Parte da comunidade brasileira em terras lusas tem sido dominada pelo medo de como os órgãos de Segurança de Portugal passarão a atuar com imigrantes quando a mudança da lei se concretizar, explica o professor João Carlos Jarochinski, membro do observatório da Emigração Brasileira, professor da Universidade Federal de Roraima e hoje pesquisador na Universidade de Lisboa.

“Entre a comunidade brasileira ainda não regularizada se percebe um tensionamento e medo das autoridades. Há um receio de que a autoridade migratória comece a fazer deportações, o que ainda não está claro, e ainda mais agora com a sombra do que vem acontecendo nos EUA”, relata, referindo-se a prisões e deportações de brasileiros sob o governo de Donald Trump.

“A valorização da multiculturalidade que havia em Portugal, como um traço muito marcante da lusofonia, desandou após uma campanha passiva da ultradireita”, diz Jarochinski.

O secretário Uema afirma que por ora o governo não planeja apresentar medidas retaliatórias, como complicar a migração de portugueses para o Brasil. “Não queremos prejudicar os imigrantes, os portugueses que porventura queiram ir ao Brasil, mas é um fato que precisamos avaliar essa questão e pensar na reciprocidade.”

No mesmo sentido, a embaixadora Loureiro diz que não é possível “descartar que o aumento das assimetrias, a partir da nova legislação migratória em Portugal, leve a reações na sociedade e no Congresso”.

“Mas o nosso objetivo é manter sempre o diálogo com Portugal e contribuir, por meio de nossa comunidade ali residente, com o crescimento do país”, afirma a diplomata.

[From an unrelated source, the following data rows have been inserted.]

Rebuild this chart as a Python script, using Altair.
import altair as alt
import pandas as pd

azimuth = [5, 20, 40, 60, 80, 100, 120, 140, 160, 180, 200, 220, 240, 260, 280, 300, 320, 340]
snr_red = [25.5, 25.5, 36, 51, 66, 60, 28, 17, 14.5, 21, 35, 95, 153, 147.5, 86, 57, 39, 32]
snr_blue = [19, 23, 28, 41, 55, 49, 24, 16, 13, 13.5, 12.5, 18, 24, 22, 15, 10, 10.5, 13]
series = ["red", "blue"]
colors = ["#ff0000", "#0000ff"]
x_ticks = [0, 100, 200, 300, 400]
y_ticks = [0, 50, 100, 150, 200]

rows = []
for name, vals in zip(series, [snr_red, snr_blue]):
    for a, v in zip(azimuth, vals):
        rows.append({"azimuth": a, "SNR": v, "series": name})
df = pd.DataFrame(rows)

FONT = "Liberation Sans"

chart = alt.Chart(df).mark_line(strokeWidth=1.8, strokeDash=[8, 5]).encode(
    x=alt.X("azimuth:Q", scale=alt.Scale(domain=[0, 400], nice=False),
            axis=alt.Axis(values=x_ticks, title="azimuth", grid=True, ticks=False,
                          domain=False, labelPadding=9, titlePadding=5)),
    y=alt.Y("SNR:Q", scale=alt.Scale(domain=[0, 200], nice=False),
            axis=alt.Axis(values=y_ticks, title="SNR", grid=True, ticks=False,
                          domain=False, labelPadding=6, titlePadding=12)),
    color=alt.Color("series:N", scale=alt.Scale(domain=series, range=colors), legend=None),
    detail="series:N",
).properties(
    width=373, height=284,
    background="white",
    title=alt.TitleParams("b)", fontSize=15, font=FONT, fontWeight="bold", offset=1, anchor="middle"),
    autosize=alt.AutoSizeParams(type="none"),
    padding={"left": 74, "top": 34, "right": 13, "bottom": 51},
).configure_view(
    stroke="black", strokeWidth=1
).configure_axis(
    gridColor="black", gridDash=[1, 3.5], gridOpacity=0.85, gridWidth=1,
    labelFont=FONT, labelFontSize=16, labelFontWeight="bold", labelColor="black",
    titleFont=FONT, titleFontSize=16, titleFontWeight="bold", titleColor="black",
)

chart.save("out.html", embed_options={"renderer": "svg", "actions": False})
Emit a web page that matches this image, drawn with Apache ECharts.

A migração de brasileiros para Portugal cresceu vertiginosamente nos últimos anos. Em 2023, mais de 368 mil brasileiros tinham autorização de residência no país, um aumento de mais de 50% em relação ao ano anterior, quando eram 239 mil.

Há uma parcela, ainda que pequena, de brasileiros que emigram para o país europeu e decidem voltar —e quem acompanha o tema acredita que, agora, esse número possa crescer. Com patrocínio do governo luso, Organização Internacional das Migrações tem um programa que apoia os chamados retornados voluntários.

Os mais recentes relatórios da organização global mostram que somente neste ano, até o mês de agosto, ao menos 177 pessoas receberam apoio da organização para voltar ao Brasil e se reinserir social e economicamente na sociedade brasileira. O sonho de uma nova vida do outro lado do Atlântico não se concretiza para todos.